**Supplied information**
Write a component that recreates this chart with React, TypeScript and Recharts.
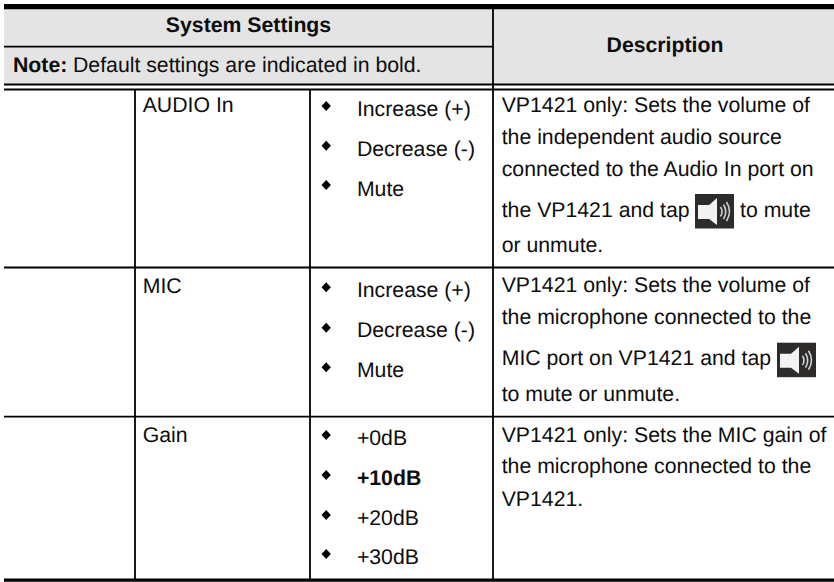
import {
  ComposedChart,
  XAxis,
  YAxis,
  Scatter,
  ReferenceArea,
  ReferenceLine,
} from "recharts";

const WIDTH = 834;
const HEIGHT = 582;
const FONT = "'Liberation Sans', Arial, sans-serif";
const INK = "#0d0d0d";

// table text
const headerLabels = ["System Settings", "Description"];
const noteLabels = ["Note:", "Default settings are indicated in bold."];
const settingNames = ["AUDIO In", "MIC", "Gain"];
const optionLabels = [
  "Increase (+)",
  "Decrease (-)",
  "Mute",
  "Increase (+)",
  "Decrease (-)",
  "Mute",
  "+0dB",
  "+10dB",
  "+20dB",
  "+30dB",
];
const defaultOptions = ["+10dB"];
const descriptionLines = [
  "VP1421 only: Sets the volume of",
  "the independent audio source",
  "connected to the Audio In port on",
  "the VP1421 and tap",
  "or unmute.",
  "VP1421 only: Sets the volume of",
  "the microphone connected to the",
  "MIC port on VP1421 and tap",
  "to mute or unmute.",
  "VP1421 only: Sets the MIC gain of",
  "the microphone connected to the",
  "VP1421.",
];
const afterIconLabels = ["to mute"];

// layout, in page pixels
const settingBaselines = [111.7, 292.7, 442];
const optionBaselines = [116, 155.7, 195.7, 296.7, 337, 376.7, 445, 485, 525, 564];
const bulletCenters = [106, 145.7, 185, 287.3, 327.7, 367.3, 435, 475, 515, 554];
const descriptionBaselines = [111.7, 143.5, 175.7, 216.7, 252.3, 292.3, 324, 365, 401, 441.7, 473.3, 506];
const iconLefts = [695, 777];
const iconTops = [194, 342.7];

const verticalRules = [
  { x: 135, y1: 90, y2: 580 },
  { x: 310, y1: 90, y2: 580 },
  { x: 493, y1: 9, y2: 580 },
];
const horizontalRules = [
  { y: 6.6, x1: 4, x2: 834, w: 5.4 },
  { y: 46.7, x1: 4, x2: 493, w: 1.8 },
  { y: 84.5, x1: 4, x2: 834, w: 1.8 },
  { y: 89.5, x1: 4, x2: 834, w: 1.8 },
  { y: 267.5, x1: 4, x2: 834, w: 1.8 },
  { y: 416.7, x1: 4, x2: 834, w: 1.8 },
  { y: 580.2, x1: 4, x2: 834, w: 3.2 },
];

const textRows = [
  { x: 248.5, y: 32.3, text: headerLabels[0], bold: true, anchor: "middle" },
  { x: 665, y: 52, text: headerLabels[1], bold: true, anchor: "middle" },
  { x: 13, y: 71.5, text: noteLabels[0], bold: true, anchor: "start" },
  { x: 73, y: 71.5, text: noteLabels[1], bold: false, anchor: "start" },
  ...settingNames.map((text, i) => ({
    x: 142.7,
    y: settingBaselines[i],
    text,
    bold: false,
    anchor: "start",
  })),
  ...optionLabels.map((text, i) => ({
    x: 356.9,
    y: optionBaselines[i],
    text,
    bold: defaultOptions.includes(text),
    anchor: "start",
  })),
  ...descriptionLines.map((text, i) => ({
    x: 501.7,
    y: descriptionBaselines[i],
    text,
    bold: false,
    anchor: "start",
  })),
  { x: 740, y: descriptionBaselines[3], text: afterIconLabels[0], bold: false, anchor: "start" },
];

const bulletRows = bulletCenters.map((y) => ({ x: 326.2, y }));
const iconRows = iconLefts.map((x, i) => ({ x, y: iconTops[i] }));

function TextMark(props: any) {
  const { cx, cy, payload } = props;
  return (
    <text
      x={cx}
      y={cy}
      textAnchor={payload.anchor}
      fontFamily={FONT}
      fontSize={21.25}
      fontWeight={payload.bold ? 700 : 400}
      fill={INK}
      textRendering="geometricPrecision"
    >
      {payload.text}
    </text>
  );
}

function BulletMark(props: any) {
  const { cx, cy } = props;
  return <path d={`M${cx} ${cy - 5}L${cx + 4.7} ${cy}L${cx} ${cy + 5}L${cx - 4.7} ${cy}Z`} fill="#000" />;
}

// little speaker button, drawn from its top left corner
function SpeakerMark(props: any) {
  const { cx, cy } = props;
  return (
    <g transform={`translate(${cx} ${cy})`}>
      <rect width={39} height={34.5} fill="#2e2c2b" />
      <path d="M3 11H14L22 4V31L14 25H3Z" fill="#f2f2f2" />
      <g fill="none" stroke="#cfcfcf" strokeWidth={1.6}>
        <path d="M25.5 13Q28.5 17.5 25.5 22.5" />
        <path d="M28.5 10.5Q33 17.5 28.5 25" />
        <path d="M31.5 8Q37.5 17.5 31.5 27" />
      </g>
    </g>
  );
}

export default function App() {
  return (
    <div style={{ position: "fixed", left: 0, top: 0, width: WIDTH, height: HEIGHT, background: "#fff" }}>
      <ComposedChart width={WIDTH} height={HEIGHT} margin={{ top: 0, right: 0, bottom: 0, left: 0 }}>
        <XAxis type="number" dataKey="x" domain={[0, WIDTH]} hide />
        <YAxis type="number" dataKey="y" domain={[0, HEIGHT]} reversed hide />
        <ReferenceArea x1={4} x2={WIDTH} y1={9} y2={84} fill="#e4e4e4" fillOpacity={1} stroke="none" />
        {horizontalRules.map((r) => (
          <ReferenceLine
            key={r.y}
            segment={[
              { x: r.x1, y: r.y },
              { x: r.x2, y: r.y },
            ]}
            stroke="#000"
            strokeWidth={r.w}
          />
        ))}
        {verticalRules.map((r) => (
          <ReferenceLine
            key={r.x}
            segment={[
              { x: r.x, y: r.y1 },
              { x: r.x, y: r.y2 },
            ]}
            stroke="#000"
            strokeWidth={1.8}
          />
        ))}
        <Scatter data={textRows} shape={TextMark} isAnimationActive={false} />
        <Scatter data={bulletRows} shape={BulletMark} isAnimationActive={false} />
        <Scatter data={iconRows} shape={SpeakerMark} isAnimationActive={false} />
      </ComposedChart>
    </div>
  );
}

**Description of the task**
Quote each line of the listing exactly, but leave the pictures out.

**Response**
Write a component that recreates this chart with React, TypeScript and Recharts.
import {
  ComposedChart,
  XAxis,
  YAxis,
  Scatter,
  ReferenceArea,
  ReferenceLine,
} from "recharts";

const WIDTH = 834;
const HEIGHT = 582;
const FONT = "'Liberation Sans', Arial, sans-serif";
const INK = "#0d0d0d";

// table text
const headerLabels = ["System Settings", "Description"];
const noteLabels = ["Note:", "Default settings are indicated in bold."];
const settingNames = ["AUDIO In", "MIC", "Gain"];
const optionLabels = [
  "Increase (+)",
  "Decrease (-)",
  "Mute",
  "Increase (+)",
  "Decrease (-)",
  "Mute",
  "+0dB",
  "+10dB",
  "+20dB",
  "+30dB",
];
const defaultOptions = ["+10dB"];
const descriptionLines = [
  "VP1421 only: Sets the volume of",
  "the independent audio source",
  "connected to the Audio In port on",
  "the VP1421 and tap",
  "or unmute.",
  "VP1421 only: Sets the volume of",
  "the microphone connected to the",
  "MIC port on VP1421 and tap",
  "to mute or unmute.",
  "VP1421 only: Sets the MIC gain of",
  "the microphone connected to the",
  "VP1421.",
];
const afterIconLabels = ["to mute"];

// layout, in page pixels
const settingBaselines = [111.7, 292.7, 442];
const optionBaselines = [116, 155.7, 195.7, 296.7, 337, 376.7, 445, 485, 525, 564];
const bulletCenters = [106, 145.7, 185, 287.3, 327.7, 367.3, 435, 475, 515, 554];
const descriptionBaselines = [111.7, 143.5, 175.7, 216.7, 252.3, 292.3, 324, 365, 401, 441.7, 473.3, 506];
const iconLefts = [695, 777];
const iconTops = [194, 342.7];

const verticalRules = [
  { x: 135, y1: 90, y2: 580 },
  { x: 310, y1: 90, y2: 580 },
  { x: 493, y1: 9, y2: 580 },
];
const horizontalRules = [
  { y: 6.6, x1: 4, x2: 834, w: 5.4 },
  { y: 46.7, x1: 4, x2: 493, w: 1.8 },
  { y: 84.5, x1: 4, x2: 834, w: 1.8 },
  { y: 89.5, x1: 4, x2: 834, w: 1.8 },
  { y: 267.5, x1: 4, x2: 834, w: 1.8 },
  { y: 416.7, x1: 4, x2: 834, w: 1.8 },
  { y: 580.2, x1: 4, x2: 834, w: 3.2 },
];

const textRows = [
  { x: 248.5, y: 32.3, text: headerLabels[0], bold: true, anchor: "middle" },
  { x: 665, y: 52, text: headerLabels[1], bold: true, anchor: "middle" },
  { x: 13, y: 71.5, text: noteLabels[0], bold: true, anchor: "start" },
  { x: 73, y: 71.5, text: noteLabels[1], bold: false, anchor: "start" },
  ...settingNames.map((text, i) => ({
    x: 142.7,
    y: settingBaselines[i],
    text,
    bold: false,
    anchor: "start",
  })),
  ...optionLabels.map((text, i) => ({
    x: 356.9,
    y: optionBaselines[i],
    text,
    bold: defaultOptions.includes(text),
    anchor: "start",
  })),
  ...descriptionLines.map((text, i) => ({
    x: 501.7,
    y: descriptionBaselines[i],
    text,
    bold: false,
    anchor: "start",
  })),
  { x: 740, y: descriptionBaselines[3], text: afterIconLabels[0], bold: false, anchor: "start" },
];

const bulletRows = bulletCenters.map((y) => ({ x: 326.2, y }));
const iconRows = iconLefts.map((x, i) => ({ x, y: iconTops[i] }));

function TextMark(props: any) {
  const { cx, cy, payload } = props;
  return (
    <text
      x={cx}
      y={cy}
      textAnchor={payload.anchor}
      fontFamily={FONT}
      fontSize={21.25}
      fontWeight={payload.bold ? 700 : 400}
      fill={INK}
      textRendering="geometricPrecision"
    >
      {payload.text}
    </text>
  );
}

function BulletMark(props: any) {
  const { cx, cy } = props;
  return <path d={`M${cx} ${cy - 5}L${cx + 4.7} ${cy}L${cx} ${cy + 5}L${cx - 4.7} ${cy}Z`} fill="#000" />;
}

// little speaker button, drawn from its top left corner
function SpeakerMark(props: any) {
  const { cx, cy } = props;
  return (
    <g transform={`translate(${cx} ${cy})`}>
      <rect width={39} height={34.5} fill="#2e2c2b" />
      <path d="M3 11H14L22 4V31L14 25H3Z" fill="#f2f2f2" />
      <g fill="none" stroke="#cfcfcf" strokeWidth={1.6}>
        <path d="M25.5 13Q28.5 17.5 25.5 22.5" />
        <path d="M28.5 10.5Q33 17.5 28.5 25" />
        <path d="M31.5 8Q37.5 17.5 31.5 27" />
      </g>
    </g>
  );
}

export default function App() {
  return (
    <div style={{ position: "fixed", left: 0, top: 0, width: WIDTH, height: HEIGHT, background: "#fff" }}>
      <ComposedChart width={WIDTH} height={HEIGHT} margin={{ top: 0, right: 0, bottom: 0, left: 0 }}>
        <XAxis type="number" dataKey="x" domain={[0, WIDTH]} hide />
        <YAxis type="number" dataKey="y" domain={[0, HEIGHT]} reversed hide />
        <ReferenceArea x1={4} x2={WIDTH} y1={9} y2={84} fill="#e4e4e4" fillOpacity={1} stroke="none" />
        {horizontalRules.map((r) => (
          <ReferenceLine
            key={r.y}
            segment={[
              { x: r.x1, y: r.y },
              { x: r.x2, y: r.y },
            ]}
            stroke="#000"
            strokeWidth={r.w}
          />
        ))}
        {verticalRules.map((r) => (
          <ReferenceLine
            key={r.x}
            segment={[
              { x: r.x, y: r.y1 },
              { x: r.x, y: r.y2 },
            ]}
            stroke="#000"
            strokeWidth={1.8}
          />
        ))}
        <Scatter data={textRows} shape={TextMark} isAnimationActive={false} />
        <Scatter data={bulletRows} shape={BulletMark} isAnimationActive={false} />
        <Scatter data={iconRows} shape={SpeakerMark} isAnimationActive={false} />
      </ComposedChart>
    </div>
  );
}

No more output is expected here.